Water Resources Group

Water Resources Group : Nestlé, l'eau et la Confédération suisse

De l’eau rouge comme du sang clapotant dans des bouteilles en plastique où s’affichaient des étiquettes «Nestlé» ou «$». Tel était l’accueil que des activistes de Multiwatch et attac réservaient aux actionnaires de Nestlé lors de leur AG le 12 avril 2018 à Lausanne.

La critique des militant·e·s visait à la fois l’offensive de Nestlé pour la privatisation de l’eau et le soutien de la Direction du développement et de la coopération suisse (DDC) à ce commerce de l’eau qui se chiffre en millions.

Le Water Resources Group (WRG) a été fondé il y a dix ans au World Economic Forum (WEF). Il a pour mission d’avoir «un monde avec assez d’eau sûre pour couvrir les besoins des gens, des écosystèmes et de l’économie » (2030wrg.org). Rien d’étonnant à ce qu’il entende travailler prioritairement avec des «partenaires» de l’économie privée, des gouvernements, des institutions internationales et même, soutient-il, des représentant·e·s de la «société civile».
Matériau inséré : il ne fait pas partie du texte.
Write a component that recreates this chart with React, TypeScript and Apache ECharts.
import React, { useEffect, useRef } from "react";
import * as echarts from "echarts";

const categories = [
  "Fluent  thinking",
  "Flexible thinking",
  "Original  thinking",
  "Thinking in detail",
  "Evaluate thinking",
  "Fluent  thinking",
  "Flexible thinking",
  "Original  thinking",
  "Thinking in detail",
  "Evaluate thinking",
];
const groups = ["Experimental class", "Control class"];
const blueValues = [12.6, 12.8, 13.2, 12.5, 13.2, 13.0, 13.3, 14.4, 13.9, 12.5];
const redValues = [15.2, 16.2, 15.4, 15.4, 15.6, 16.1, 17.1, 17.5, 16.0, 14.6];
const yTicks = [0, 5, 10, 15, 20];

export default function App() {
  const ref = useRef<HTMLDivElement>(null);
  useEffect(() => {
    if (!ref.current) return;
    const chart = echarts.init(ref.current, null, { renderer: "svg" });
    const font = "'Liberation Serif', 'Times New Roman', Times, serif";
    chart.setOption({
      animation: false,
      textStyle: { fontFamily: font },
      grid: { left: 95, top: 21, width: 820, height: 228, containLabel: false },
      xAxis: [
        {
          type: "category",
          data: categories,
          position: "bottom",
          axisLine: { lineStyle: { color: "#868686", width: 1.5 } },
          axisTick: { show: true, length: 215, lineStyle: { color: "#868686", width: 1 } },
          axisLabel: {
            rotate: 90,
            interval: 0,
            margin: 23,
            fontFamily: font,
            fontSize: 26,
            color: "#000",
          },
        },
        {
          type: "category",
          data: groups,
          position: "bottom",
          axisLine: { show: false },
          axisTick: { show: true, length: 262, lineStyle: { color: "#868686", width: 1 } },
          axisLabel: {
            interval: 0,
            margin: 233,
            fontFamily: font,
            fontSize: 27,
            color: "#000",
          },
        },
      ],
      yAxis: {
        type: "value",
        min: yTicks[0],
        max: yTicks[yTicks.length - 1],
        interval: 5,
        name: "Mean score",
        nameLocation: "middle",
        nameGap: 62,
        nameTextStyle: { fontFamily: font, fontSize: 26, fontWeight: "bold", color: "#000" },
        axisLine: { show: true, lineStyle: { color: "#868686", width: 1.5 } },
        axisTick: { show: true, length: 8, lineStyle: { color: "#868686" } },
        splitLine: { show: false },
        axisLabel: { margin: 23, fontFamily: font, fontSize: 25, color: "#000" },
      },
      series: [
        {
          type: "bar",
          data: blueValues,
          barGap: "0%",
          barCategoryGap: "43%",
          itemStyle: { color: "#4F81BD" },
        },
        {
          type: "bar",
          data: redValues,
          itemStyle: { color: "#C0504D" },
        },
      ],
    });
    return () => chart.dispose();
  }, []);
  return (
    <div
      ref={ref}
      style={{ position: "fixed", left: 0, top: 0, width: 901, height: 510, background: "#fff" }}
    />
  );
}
Parmi les six entreprises partenaires du secteur privé, on trouve les leaders de l’eau en bouteille: Coca-Cola, Pepsico et Nestlé. La multinationale suisse y tient un poids particulier, vu que les conseils d’administration du WRG et de Nestlé ont le même président. En 2017, Nestlé a fait un profit d’un millard rien qu’avec le commerce de l’eau.

La Banque mondiale est l’un des «partenaires globaux» important. Sa politique visant à pousser des villes à privatiser l’eau, comme ça a été le cas en Afrique du Sud, a des conséquences dramatiques pour celles et ceux qui se voient privés d’accès à l’eau faute de moyens économiques suffisants. Certain·e·s parlent d’une «apartheid de l’eau».

La Confédération figure parmi ces partenaires. Non seulement, la DDC a fait des dons de plusieurs millions de francs, mais elle a aussi réservé au WRG une plateforme importante au Swiss Pavillon lors du forum mondial de l’eau de cette année au Brésil.

Comme le constate un journaliste de la Wochenzeitung : présenté comme ‘plateforme large’, le WRG se révèle être plutôt «un arrangement pour faciliter les contacts entre les grandes entreprises, les représentant·e·s des autorités et les banques de développement. Les entreprises veulent avant tout garder leur modèle de commerce et accéder sans entraves à l’eau».

Des voix de la société civile se font entendre à travers d’autres canaux que le WRG. Lors du Forum alternatif mondial de l’eau (FAME), une trentaine d’organisations travaillant sur l’eau au Brésil ont signé une lettre qui s’adresse à la DDC. Elles remettent en question le soutien de la DDC au partenariat public-privé dans le secteur de l’eau et louent les réseaux de distribution d’eau et d’assainissement de la Suisse. En outre, 27 organisations et partis suisses ont signé une lettre critique qui va dans le même sens et conclut avec la revendication «de prendre des mesures pour renforcer le contrôle démocratique de l’eau comme bien public».